How is WPI calculated?

In essence, the calculation of WPI entails comparing the current price of a basket of goods to a base price. This base price is usually derived from a particular year or period, which is subsequently used as a reference point. The change in prices of the goods in the basket is then considered and weighted using a proportion system that assigns importance based on economy size, revenue earned, and goods popularity.

The formula for calculating WPI is as follows:

WPI = (Σ(Current Price × Quantity of Goods) / Σ(Base Price × Quantity of Goods)) × 100

The result is an indexed value that can be compared to different periods, thereby measuring and understanding price trends and inflation in the economy.

Importance of WPI

An understanding of WPI benefits various parties, including policymakers, businesses, and investors, in numerous ways. Some of the benefits include:

  • Monitoring Inflation: An increase in WPI indicates inflation, which means the costs of goods are rising. Policymakers, in turn, can use this information to develop effective monetary policies.
  • Assessing Economic Health: WPI offers insight into the overall economic condition of a nation. If prices remain stable or rise slowly, it signifies a healthy economy. However, a more rapid increase may indicate economic imbalances.
  • Operational Strategies: Businesses rely heavily on WPI to create their operational strategies. For instance, if the WPI indicates a rise in raw material costs, businesses can plan accordingly, reallocating resources or adjusting product pricing to meet market demands.
  • Investment Decisions: Investors can use WPI to gauge market trends and make informed decisions. A stable WPI may encourage investors to take long-term positions in the market, while a volatile WPI could deter them from making significant investments.

Limitations of WPI

Although the WPI offers valuable insights, it cannot paint a complete picture of the economy. Some of these limitations include:

  • Lack of Consumer Focus: The WPI measures the price of goods at the wholesale level, excluding the costs of services and retail supplies.
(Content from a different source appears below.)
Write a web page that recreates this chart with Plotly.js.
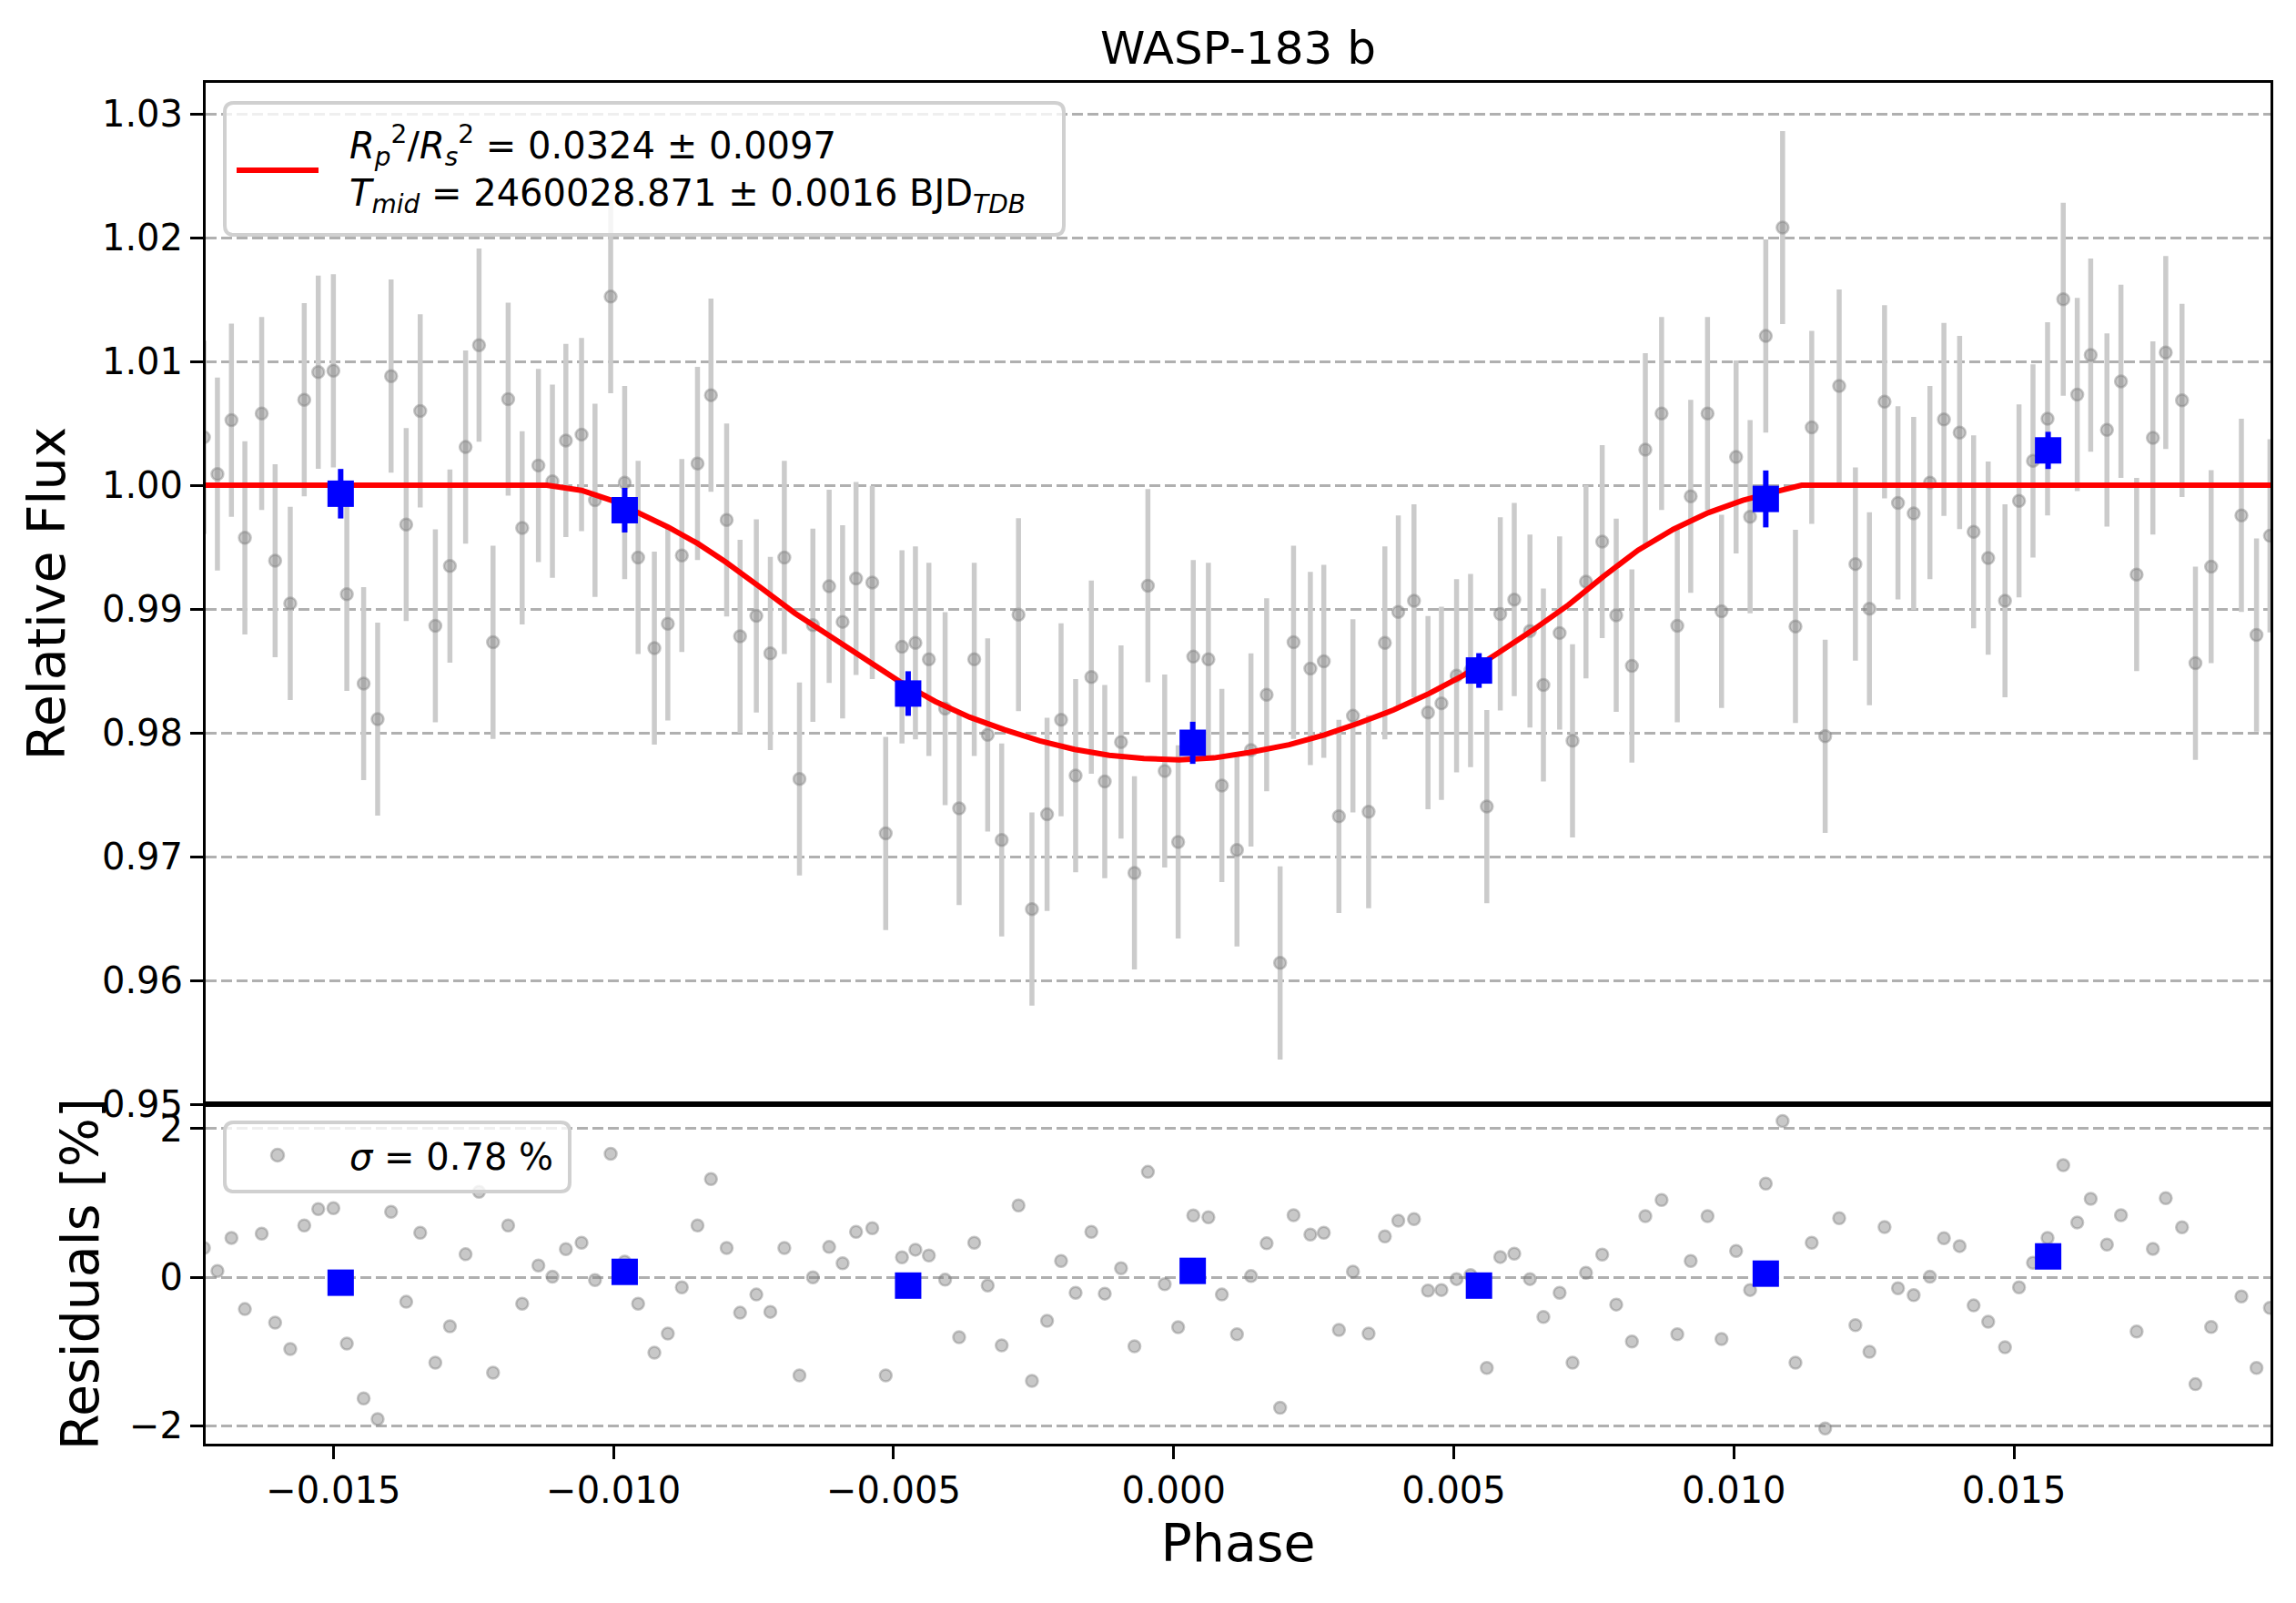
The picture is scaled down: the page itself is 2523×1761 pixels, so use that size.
<!DOCTYPE html>
<html>
<head>
<meta charset="utf-8">
<script src="https://cdn.plot.ly/plotly-3.0.1.min.js"></script>
<style>
  html, body { margin: 0; padding: 0; background: #fff; }
  #chart { width: 2523px; height: 1761px; }
</style>
</head>
<body>
<div id="chart"></div>
<script>
// phase of each exposure
const phase = [
  -0.01731, -0.01707, -0.01682, -0.01658, -0.01628, -0.01604, -0.01577, -0.01552, -0.01527, -0.01500,
  -0.01476, -0.01446, -0.01421, -0.01397, -0.01370, -0.01345, -0.01318, -0.01292, -0.01264, -0.01240,
  -0.01215, -0.01188, -0.01163, -0.01134, -0.01109, -0.01085, -0.01057, -0.01033, -0.01005, -0.00980,
  -0.00956, -0.00927, -0.00903, -0.00878, -0.00850, -0.00826, -0.00798, -0.00774, -0.00745, -0.00720,
  -0.00695, -0.00668, -0.00644, -0.00615, -0.00591, -0.00567, -0.00538, -0.00514, -0.00485, -0.00461,
  -0.00437, -0.00408, -0.00383, -0.00356, -0.00332, -0.00307, -0.00277, -0.00253, -0.00226, -0.00201,
  -0.00175, -0.00147, -0.00123, -0.00094, -0.00070, -0.00046, -0.00016, 0.00008, 0.00035, 0.00062,
  0.00086, 0.00113, 0.00138, 0.00166, 0.00190, 0.00214, 0.00244, 0.00268, 0.00295, 0.00320,
  0.00348, 0.00377, 0.00401, 0.00429, 0.00454, 0.00478, 0.00505, 0.00530, 0.00559, 0.00583,
  0.00608, 0.00636, 0.00660, 0.00689, 0.00712, 0.00736, 0.00765, 0.00790, 0.00818, 0.00842,
  0.00871, 0.00899, 0.00923, 0.00953, 0.00978, 0.01004, 0.01029, 0.01057, 0.01087, 0.01110,
  0.01139, 0.01163, 0.01188, 0.01217, 0.01242, 0.01269, 0.01293, 0.01321, 0.01350, 0.01375,
  0.01403, 0.01428, 0.01454, 0.01484, 0.01509, 0.01534, 0.01560, 0.01588, 0.01613, 0.01637,
  0.01666, 0.01691, 0.01719, 0.01748, 0.01771, 0.01800, 0.01824, 0.01852, 0.01906, 0.01933,
  0.01957
];

const flux = [
  1.00387, 1.0009, 1.00525, 0.99575, 1.00579, 0.9939, 0.99045, 1.0069, 1.00913, 1.00924,
  0.99119, 0.98397, 0.9811, 1.00881, 0.99682, 1.006, 0.98864, 0.99347, 1.00308, 1.01131,
  0.98731, 1.00695, 0.99655, 1.00159, 1.00032, 1.00361, 1.00409, 0.99878, 1.01523, 1.00021,
  0.99416, 0.98684, 0.9888, 0.99432, 1.00175, 1.00727, 0.99719, 0.98779, 0.98944, 0.98641,
  0.99416, 0.97627, 0.98869, 0.99183, 0.98896, 0.99246, 0.99214, 0.97187, 0.98694, 0.98726,
  0.98593, 0.98195, 0.97389, 0.98593, 0.97983, 0.97134, 0.98954, 0.96576, 0.97341, 0.98105,
  0.97654, 0.9845, 0.97606, 0.97925, 0.96868, 0.99188, 0.97691, 0.97118, 0.98615, 0.98593,
  0.97574, 0.97054, 0.97861, 0.98307, 0.96141, 0.98731, 0.98519, 0.98577, 0.97325, 0.98137,
  0.97362, 0.98726, 0.98976, 0.99066, 0.98163, 0.98238, 0.98461, 0.98503, 0.97404, 0.9896,
  0.99076, 0.98822, 0.98386, 0.98806, 0.97935, 0.9922, 0.99544, 0.98949, 0.9854, 1.00287,
  1.00579, 0.98864, 0.9991, 1.00579, 0.98981, 1.00228, 0.99745, 1.01205, 1.02081, 0.98859,
  1.00467, 0.97972, 1.00801, 0.99363, 0.99002, 1.00674, 0.99857, 0.99772, 1.00021, 1.00531,
  1.00425, 0.99623, 0.99411, 0.99066, 0.99873, 1.00196, 1.00536, 1.01502, 1.00732, 1.01051,
  1.00446, 1.00839, 0.99278, 1.00382, 1.01072, 1.00685, 0.98562, 0.99342, 0.99756, 0.9879,
  0.99591
];
const fluxErr = 0.0078;

// residuals in percent
const residual = [
  0.395, 0.086, 0.53, -0.428, 0.587, -0.611, -0.966, 0.697, 0.917, 0.929,
  -0.893, -1.631, -1.908, 0.881, -0.33, 0.599, -1.15, -0.66, 0.31, 1.15,
  -1.284, 0.697, -0.355, 0.159, 0.008, 0.379, 0.465, -0.037, 1.663, 0.21,
  -0.355, -1.015, -0.758, -0.135, 0.697, 1.321, 0.395, -0.477, -0.232, -0.465,
  0.395, -1.321, 0.0, 0.408, 0.188, 0.611, 0.66, -1.321, 0.269, 0.371,
  0.294, -0.033, -0.807, 0.465, -0.11, -0.917, 0.966, -1.394, -0.587, 0.22,
  -0.208, 0.611, -0.22, 0.122, -0.929, 1.419, -0.094, -0.673, 0.832, 0.807,
  -0.232, -0.766, 0.016, 0.457, -1.757, 0.836, 0.575, 0.599, -0.709, 0.077,
  -0.758, 0.55, 0.762, 0.783, -0.179, -0.171, -0.024, 0.03, -1.219, 0.273,
  0.318, -0.024, -0.534, -0.208, -1.15, 0.061, 0.306, -0.367, -0.864, 0.823,
  1.04, -0.766, 0.22, 0.823, -0.832, 0.355, -0.171, 1.26, 2.104, -1.15,
  0.465, -2.034, 0.795, -0.644, -1.003, 0.677, -0.147, -0.241, 0.008, 0.526,
  0.42, -0.379, -0.599, -0.942, -0.135, 0.196, 0.53, 1.508, 0.738, 1.056,
  0.44, 0.836, -0.73, 0.383, 1.064, 0.673, -1.439, -0.669, -0.257, -1.219,
  -0.412
];

// binned points (blue squares)
const binPhase = [-0.01487, -0.00980, -0.00474, 0.00034, 0.00545, 0.01057, 0.01561];
const binFlux = [0.99931, 0.99798, 0.98317, 0.97919, 0.98503, 0.99889, 1.00281];
const binFluxErr = [0.0020, 0.0018, 0.0018, 0.0017, 0.0014, 0.0023, 0.0015];
const binResidual = [-0.073, 0.073, -0.112, 0.086, -0.112, 0.049, 0.281];

// transit model (red)
const modelPhase = [
  -0.01728, -0.01119, -0.01057, -0.01005, -0.00956, -0.00902, -0.00850, -0.00800, -0.00738, -0.00676,
  -0.00613, -0.00551, -0.00489, -0.00426, -0.00364, -0.00302, -0.00239, -0.00177, -0.00115, -0.00053,
  0.00010, 0.00072, 0.00134, 0.00206, 0.00269, 0.00331, 0.00393, 0.00456, 0.00518, 0.00580,
  0.00642, 0.00705, 0.00767, 0.00829, 0.00892, 0.00954, 0.01016, 0.01078, 0.01121, 0.01958
];
const modelFlux = [
  1.0, 1.0, 0.99958, 0.9988, 0.99777, 0.9966, 0.9953, 0.9938, 0.99175, 0.98965,
  0.98779, 0.98593, 0.98413, 0.98254, 0.98126, 0.98025, 0.97935, 0.97866, 0.97818, 0.97792,
  0.97781, 0.97797, 0.9784, 0.97903, 0.97983, 0.98079, 0.98185, 0.98317, 0.98466, 0.98647,
  0.98832, 0.99034, 0.99262, 0.99475, 0.99644, 0.99777, 0.99878, 0.99952, 1.0, 1.0
];

const fluxTicks = [0.95, 0.96, 0.97, 0.98, 0.99, 1.00, 1.01, 1.02, 1.03];
const residTicks = [-2, 0, 2];
const phaseTicks = [-0.015, -0.010, -0.005, 0.000, 0.005, 0.010, 0.015];

const legendText = '<i>R</i><sub><i>p</i></sub><sup>2</sup>/<i>R</i><sub><i>s</i></sub><sup>2</sup> = 0.0324 ± 0.0097' +
  '<br><i>T</i><sub><i>mid</i></sub> = 2460028.871 ± 0.0016 BJD<sub><i>TDB</i></sub>';
const residLegendText = '<i>σ</i> = 0.78 %';

// page geometry
const W = 2523, H = 1761;
const M = { l: 226, r: 28, t: 91, b: 175 };
const PW = W - M.l - M.r, PH = H - M.t - M.b;
const split = 373 / PH;
const fx = px => (px - M.l) / PW;
const fy = py => (H - M.b - py) / PH;

function roundedBox(x0, y0, x1, y1, r) {
  const X = v => fx(v).toFixed(5), Y = v => fy(v).toFixed(5);
  return `M${X(x0 + r)},${Y(y0)} L${X(x1 - r)},${Y(y0)} Q${X(x1)},${Y(y0)} ${X(x1)},${Y(y0 + r)} ` +
    `L${X(x1)},${Y(y1 - r)} Q${X(x1)},${Y(y1)} ${X(x1 - r)},${Y(y1)} ` +
    `L${X(x0 + r)},${Y(y1)} Q${X(x0)},${Y(y1)} ${X(x0)},${Y(y1 - r)} ` +
    `L${X(x0)},${Y(y0 + r)} Q${X(x0)},${Y(y0)} ${X(x0 + r)},${Y(y0)} Z`;
}

const grayFill = 'rgba(128,128,128,0.43)';
const grayMarker = { size: 13, color: grayFill, line: { color: grayFill, width: 2.5 } };

const traces = [
  {
    x: phase, y: flux, xaxis: 'x', yaxis: 'y',
    type: 'scatter', mode: 'markers',
    marker: grayMarker,
    error_y: { type: 'constant', value: fluxErr, color: '#cbcbcb', thickness: 5.5, width: 0 },
    hoverinfo: 'skip', showlegend: false
  },
  {
    x: modelPhase, y: modelFlux, xaxis: 'x', yaxis: 'y',
    type: 'scatter', mode: 'lines',
    line: { color: '#ff0000', width: 6 },
    hoverinfo: 'skip', showlegend: false
  },
  {
    x: binPhase, y: binFlux, xaxis: 'x', yaxis: 'y',
    type: 'scatter', mode: 'markers',
    marker: { symbol: 'square', size: 29, color: '#0000ff' },
    error_y: { type: 'data', array: binFluxErr, color: '#0000ff', thickness: 6, width: 0 },
    hoverinfo: 'skip', showlegend: false
  },
  {
    x: phase, y: residual, xaxis: 'x2', yaxis: 'y2',
    type: 'scatter', mode: 'markers',
    marker: grayMarker,
    hoverinfo: 'skip', showlegend: false
  },
  {
    x: binPhase, y: binResidual, xaxis: 'x2', yaxis: 'y2',
    type: 'scatter', mode: 'markers',
    marker: { symbol: 'square', size: 29, color: '#0000ff' },
    hoverinfo: 'skip', showlegend: false
  }
];

const axisLine = { showline: true, linecolor: '#000', linewidth: 3, mirror: true, zeroline: false };
const grid = { showgrid: true, gridcolor: '#b0b0b0', gridwidth: 3, griddash: '12px,5px' };
const tickStyle = { ticks: 'outside', ticklen: 14, tickwidth: 3, tickcolor: '#000' };
const xRange = [-0.01728, 0.01958];

const layout = {
  width: W, height: H,
  margin: M,
  paper_bgcolor: '#fff', plot_bgcolor: '#fff',
  font: { family: 'DejaVu Sans', size: 40, color: '#000' },
  title: {
    text: 'WASP-183 b', font: { size: 50 },
    xref: 'paper', x: 0.5, xanchor: 'center',
    yref: 'container', y: 1 - 52 / H, yanchor: 'middle'
  },
  xaxis: Object.assign({
    domain: [0, 1], anchor: 'y', range: xRange,
    showticklabels: false, ticks: '', showgrid: false
  }, axisLine),
  yaxis: Object.assign({
    domain: [split, 1], anchor: 'x', range: [0.95, 1.0325],
    tickvals: fluxTicks, tickformat: '.2f',
    title: { text: 'Relative Flux', font: { size: 57 }, standoff: 22 }
  }, axisLine, grid, tickStyle),
  xaxis2: Object.assign({
    domain: [0, 1], anchor: 'y2', range: xRange, matches: 'x',
    tickvals: phaseTicks, tickformat: '.3f', showgrid: false,
    title: { text: 'Phase', font: { size: 57 }, standoff: 17 }
  }, axisLine, tickStyle),
  yaxis2: Object.assign({
    domain: [0, split], anchor: 'x2', range: [-2.24, 2.33],
    tickvals: residTicks,
    title: { text: 'Residuals [%]', font: { size: 57 }, standoff: 16 }
  }, axisLine, grid, tickStyle),
  shapes: [
    // main legend
    {
      type: 'path', xref: 'paper', yref: 'paper', layer: 'above',
      path: roundedBox(247, 113, 1169, 258, 10),
      fillcolor: 'rgba(255,255,255,0.8)', line: { color: '#d0d0d0', width: 4 }
    },
    {
      type: 'line', xref: 'paper', yref: 'paper', layer: 'above',
      x0: fx(260), x1: fx(350), y0: fy(187), y1: fy(187),
      line: { color: '#ff0000', width: 6 }
    },
    // residual legend
    {
      type: 'path', xref: 'paper', yref: 'paper', layer: 'above',
      path: roundedBox(247, 1233, 626, 1309, 10),
      fillcolor: 'rgba(255,255,255,0.8)', line: { color: '#d0d0d0', width: 4 }
    },
    {
      type: 'circle', xref: 'paper', yref: 'paper', layer: 'above',
      xsizemode: 'pixel', ysizemode: 'pixel',
      xanchor: fx(305), yanchor: fy(1269),
      x0: -7, x1: 7, y0: -7, y1: 7,
      fillcolor: grayFill, line: { color: grayFill, width: 2.5 }
    }
  ],
  annotations: [
    {
      text: legendText, xref: 'paper', yref: 'paper',
      x: fx(382), y: fy(186), xanchor: 'left', yanchor: 'middle', align: 'left',
      showarrow: false, font: { size: 40 }
    },
    {
      text: residLegendText, xref: 'paper', yref: 'paper',
      x: fx(382), y: fy(1271), xanchor: 'left', yanchor: 'middle', align: 'left',
      showarrow: false, font: { size: 40 }
    }
  ]
};

Plotly.newPlot('chart', traces, layout, { displayModeBar: false, staticPlot: true });
</script>
</body>
</html>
As a result, it fails to capture the true impact of price fluctuations on consumers.
  • Unfinished Goods: WPI's focus on primary articles, such as agricultural products, can have a limited impact on the overall index since many of these goods are not yet finished or refined for final consumption.
  • Absence of Service Sector: As the WPI covers only goods prices, it fails to account for the growing service sector, which is becoming increasingly important in many economies.

Despite its limitations, the Wholesale Price Index remains an essential financial term for understanding inflation and the economic trends of countries. When used in conjunction with other metrics, such as the Consumer Price Index (CPI), businesses and policymakers can gather comprehensive insights needed to make intelligent decisions that benefit the overall economy.